=== BRIEF ===
Copy each line that contains the word "using".

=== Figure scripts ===
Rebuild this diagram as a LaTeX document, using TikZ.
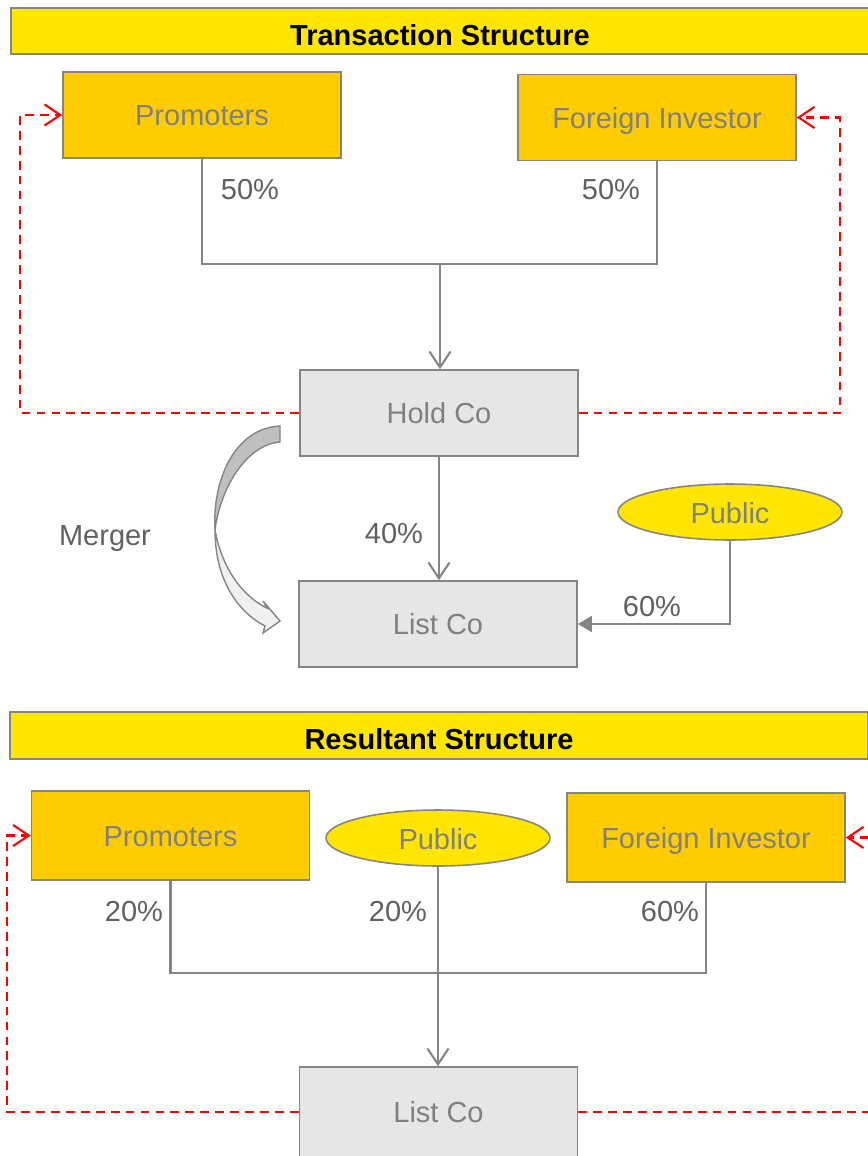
\documentclass[tikz,border=0pt]{standalone}
\usepackage{fontspec}
\setmainfont{Liberation Sans}
\usetikzlibrary{arrows.meta}
\usetikzlibrary{shapes}
\usetikzlibrary{positioning}
\usetikzlibrary{calc}
\definecolor{boxorange}{HTML}{FFCC00}
\definecolor{boxyellow}{HTML}{FFE600}
\definecolor{boxgrey}{HTML}{E6E6E6}
\definecolor{lineg}{HTML}{858585}
\definecolor{textg}{HTML}{808080}
\definecolor{labelg}{HTML}{606060}

\begin{document}
\begin{tikzpicture}[x=0.02cm,y=-0.02cm,font=\fontsize{16.5}{19}\selectfont,
	owner/.style={draw=lineg,line width=0.9pt,fill=boxorange,text=textg,text height=16.4pt,text depth=4pt,minimum width=5.56cm,minimum height=1.72cm},
	entity/.style={draw=lineg,line width=0.9pt,fill=boxgrey,text=textg,text height=16.4pt,text depth=4pt,minimum width=5.56cm,minimum height=1.72cm},
	crowd/.style={ellipse,draw=lineg,line width=0.9pt,fill=boxyellow,text=textg,text height=13pt,text depth=0pt,minimum width=4.48cm,minimum height=1.12cm},
	banner/.style={draw=lineg,line width=0.9pt,fill=boxyellow,font=\fontsize{16.5}{19}\selectfont\bfseries,text height=16pt,text depth=0pt,minimum width=17.16cm,minimum height=0.93cm},
	share/.style={text=labelg},
	link/.style={draw=lineg,line width=1.2pt},
	holding/.style={link,-{Straight Barb[length=9pt,width=12pt]}},
	inflow/.style={link,-{Triangle[length=8pt,width=9pt]}},
	control/.style={draw=red,line width=1.2pt,dash pattern=on 5pt off 3.5pt,-{Straight Barb[length=9pt,width=12pt]}}]
	\useasboundingbox (0,0) rectangle (867,1156);
	% transaction structure
	\node[banner](title1) at (440,31){Transaction Structure};
	\node[owner](prom1) at (202,115){Promoters};
	\node[owner](inv1) at (657,117.5){Foreign Investor};
	\node[entity](hold) at (439,413){Hold Co};
	\node[entity](list1) at (438,624){List Co};
	\node[crowd](pub1) at (730,512){Public};
	\node[share](s1) at (250,190){50\%};
	\node[share](s2) at (611,190){50\%};
	\node[share](s3) at (394,534){40\%};
	\node[share](s4) at (652,607){60\%};
	\node[share](merge) at (105,539){Merger};
	\coordinate (join1) at (440,264);
	\coordinate (lft1) at (20,413);
	\coordinate (rgt1) at (840,413);
	\draw[link] (prom1.south) |- (join1) -| (inv1.south);
	\draw[holding] (join1) -- (join1 |- hold.north);
	\draw[holding] (hold.south) -- (hold.south |- list1.north);
	\draw[inflow] (pub1.south) |- (list1.east);
	\draw[control] (hold.west) -- (lft1) |- (prom1.west);
	\draw[control] (hold.east) -- (rgt1) |- (inv1.east);
	\filldraw[draw=lineg,fill=gray!50,line width=0.8pt] (280,426) .. controls (235,428) and (212,480) .. (215,530) .. controls (220,490) and (245,445) .. (280,442) -- cycle;
	\filldraw[draw=lineg,fill=gray!12,line width=0.8pt] (215,530) .. controls (215,580) and (238,612) .. (265,626) -- (263,633) -- (280,621) -- (263,601) -- (267,608) .. controls (245,598) and (222,570) .. (215,530) -- cycle;
	% resultant structure
	\node[banner,minimum height=0.94cm](title2) at (439,735.5){Resultant Structure};
	\node[owner,minimum height=1.78cm](prom2) at (170.5,835.5){Promoters};
	\node[crowd](pub2) at (438,838){Public};
	\node[owner,minimum height=1.78cm](inv2) at (706,837.5){Foreign Investor};
	\node[entity,minimum height=1.8cm](list2) at (438.5,1112){List Co};
	\node[share](s5) at (134,912){20\%};
	\node[share](s6) at (398,912){20\%};
	\node[share](s7) at (670,912){60\%};
	\coordinate (join2) at (438,973);
	\coordinate (lft2) at (7,1112);
	\coordinate (rgt2) at (885,1112);
	\draw[link] (prom2.south) |- (join2) -| (inv2.south);
	\draw[holding] (pub2.south) -- (pub2.south |- list2.north);
	\draw[control] (list2.west) -- (lft2) |- (prom2.west);
	\draw[control] (list2.east) -- (rgt2) |- (inv2.east);
\end{tikzpicture}
\end{document}
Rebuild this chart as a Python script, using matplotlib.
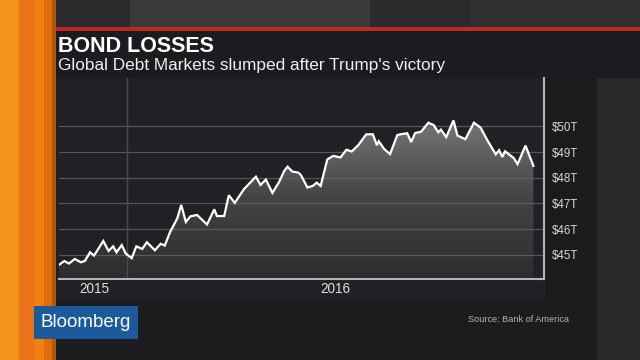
import matplotlib
matplotlib.use("Agg")
import matplotlib.pyplot as plt
import matplotlib.dates as mdates
from matplotlib.patches import Rectangle
from matplotlib.colors import LinearSegmentedColormap
import numpy as np
import pandas as pd

plt.rcParams['font.family'] = ['Liberation Sans', 'DejaVu Sans']

title = "BOND LOSSES"
subtitle = "Global Debt Markets slumped after Trump's victory"
source = "Source: Bank of America"
brand = "Bloomberg"

dates = [
    "2014-11-09", "2014-11-17", "2014-11-24", "2014-12-03", "2014-12-12", "2014-12-18",
    "2014-12-26", "2015-01-01", "2015-01-15", "2015-01-23", "2015-01-30", "2015-02-04",
    "2015-02-12", "2015-02-18", "2015-02-27", "2015-03-06", "2015-03-15", "2015-03-22",
    "2015-04-03", "2015-04-12", "2015-04-18", "2015-04-26", "2015-05-07", "2015-05-13",
    "2015-05-20", "2015-05-27", "2015-06-06", "2015-06-21", "2015-07-02", "2015-07-06",
    "2015-07-17", "2015-07-24", "2015-08-02", "2015-08-16", "2015-09-03", "2015-09-10",
    "2015-09-18", "2015-09-28", "2015-10-08", "2015-10-16", "2015-10-21", "2015-10-28",
    "2015-11-06", "2015-11-10", "2015-11-20", "2015-11-28", "2015-12-04", "2015-12-10",
    "2015-12-20", "2015-12-29", "2016-01-09", "2016-01-18", "2016-01-26", "2016-02-05",
    "2016-02-17", "2016-02-27", "2016-03-04", "2016-03-07", "2016-03-15", "2016-03-24",
    "2016-04-04", "2016-04-11", "2016-04-19", "2016-04-25", "2016-05-01", "2016-05-10",
    "2016-05-21", "2016-05-29", "2016-06-05", "2016-06-09", "2016-06-17", "2016-06-28",
    "2016-07-04", "2016-07-16", "2016-07-29", "2016-08-08", "2016-08-18", "2016-08-31",
    "2016-09-05", "2016-09-10", "2016-09-14", "2016-09-27", "2016-10-03", "2016-10-15",
    "2016-10-27",
]
debt_trn = [
    44.61, 44.76, 44.66, 44.84, 44.71, 44.76,
    45.10, 44.97, 45.54, 45.15, 45.33, 45.10,
    45.38, 45.05, 44.87, 45.33, 45.23, 45.49,
    45.18, 45.43, 45.36, 45.88, 46.42, 46.94,
    46.28, 46.50, 46.55, 46.18, 46.77, 46.51,
    46.51, 47.32, 47.02, 47.56, 48.04, 47.72,
    47.93, 47.41, 47.83, 48.27, 48.43, 48.24,
    48.20, 48.11, 47.62, 47.68, 47.81, 47.68,
    48.71, 48.85, 48.79, 49.09, 49.02, 49.27,
    49.69, 49.69, 49.27, 49.42, 49.12, 48.92,
    49.66, 49.70, 49.73, 49.39, 49.74, 49.79,
    50.14, 50.05, 49.77, 49.87, 49.58, 50.23,
    49.64, 49.50, 50.14, 49.95, 49.47, 48.91,
    49.07, 48.81, 49.03, 48.77, 48.53, 49.25,
    48.46,
]
ytick_vals = [45, 46, 47, 48, 49, 50]
ytick_labels = ["$45T", "$46T", "$47T", "$48T", "$49T", "$50T"]
xtick_dates = ["2015-01-01", "2016-01-01"]
xtick_labels = ["2015", "2016"]
marker_date = "2015-02-20"

W, H = 640, 360
fig = plt.figure(figsize=(6.4, 3.6), dpi=100)
fig.patch.set_facecolor("#1d1d20")

def px(x, y, w, h, color, z=0, **kw):
    fig.patches.append(Rectangle((x / W, 1 - (y + h) / H), w / W, h / H,
                                 transform=fig.transFigure, facecolor=color,
                                 edgecolor="none", zorder=z, **kw))

# background regions
px(0, 0, 640, 29, "#2b2b2d")
px(130, 0, 240, 27, "#3a3a3b")
px(470, 0, 170, 27, "#303031")
px(55, 78, 545, 230, "#212125")
px(545, 78, 52, 230, "#1b1b1e")
px(597, 78, 43, 282, "#272827")
px(55, 300, 542, 60, "#1c1c1f")
# header
px(52, 31, 588, 47, "#1c1c20")
px(52, 27, 588, 3.5, "#c42323")
# orange stripe
px(0, 0, 56, 360, "#ee7f10")
px(0, 0, 18, 360, "#f2941c")
px(20, 0, 14, 360, "#e9731a")
px(44, 0, 8, 360, "#e06c0e")
px(52, 0, 4, 360, "#b05a0c")

# chart axes
ax = fig.add_axes([59 / W, 1 - 279 / H, 485 / W, 201 / H])
ax.set_zorder(3)
ax.set_facecolor("none")
x = pd.to_datetime(dates)
y = np.array(debt_trn)

ymin, ymax = 44.06, 51.88
xmin, xmax = pd.Timestamp("2014-11-09"), pd.Timestamp("2016-11-12")

poly = ax.fill_between(x, y, ymin, facecolor="none", edgecolor="none")
grad = np.linspace(0, 1, 256).reshape(-1, 1)
cmap = LinearSegmentedColormap.from_list("g", ["#2c2c2f", "#444447", "#777778"])
xn0, xn1 = mdates.date2num(x[0]), mdates.date2num(x[-1])
im = ax.imshow(grad, cmap=cmap, origin="lower", aspect="auto",
               extent=[xn0, xn1, ymin, 50.3], zorder=1)
im.set_clip_path(poly.get_paths()[0], transform=ax.transData)

for v in ytick_vals:
    ax.axhline(v, color="#606064", lw=0.9, alpha=0.85, zorder=2)
ax.axvline(pd.Timestamp(marker_date), color="#4a4a4e", lw=1.0, zorder=2)

ax.plot(x, y, color="white", lw=1.6, zorder=3, solid_joinstyle="miter")

ax.set_xlim(xmin, xmax)
ax.set_ylim(ymin, ymax)

ax.yaxis.tick_right()
ax.set_yticks(ytick_vals)
ax.set_yticklabels(ytick_labels)
ax.set_xticks(pd.to_datetime(xtick_dates))
ax.set_xticklabels(xtick_labels)
ax.tick_params(axis="y", length=0, pad=5.5, labelsize=8.3, labelcolor="#d6d6d6")
ax.tick_params(axis="x", length=0, pad=2.5, labelsize=9.8, labelcolor="#dedede")

for s in ["top", "left"]:
    ax.spines[s].set_visible(False)
for s in ["bottom", "right"]:
    ax.spines[s].set_color("#b4b4b6")
    ax.spines[s].set_linewidth(1.5)

# texts
fig.text(58 / W, 1 - 52.5 / H, title, color="white", fontsize=15.5,
         fontweight="bold", va="baseline", ha="left")
fig.text(58 / W, 1 - 70 / H, subtitle, color="#eeeeee", fontsize=12.4,
         va="baseline", ha="left")
fig.text(468 / W, 1 - 320 / H, source, color="#b4b4b4", fontsize=6.6,
         va="center", ha="left")

# Bloomberg logo
px(34, 306, 104, 33, "#1b5a9b", z=5)
fig.text(86 / W, 1 - 322.5 / H, brand, color="white", fontsize=13.5,
         va="center", ha="center", zorder=6)

fig.savefig("out.png", dpi=100, facecolor=fig.get_facecolor())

=== EXERCISE ANSWER ===
Rebuild this diagram as a LaTeX document, using TikZ.
Rebuild this chart as a Python script, using matplotlib.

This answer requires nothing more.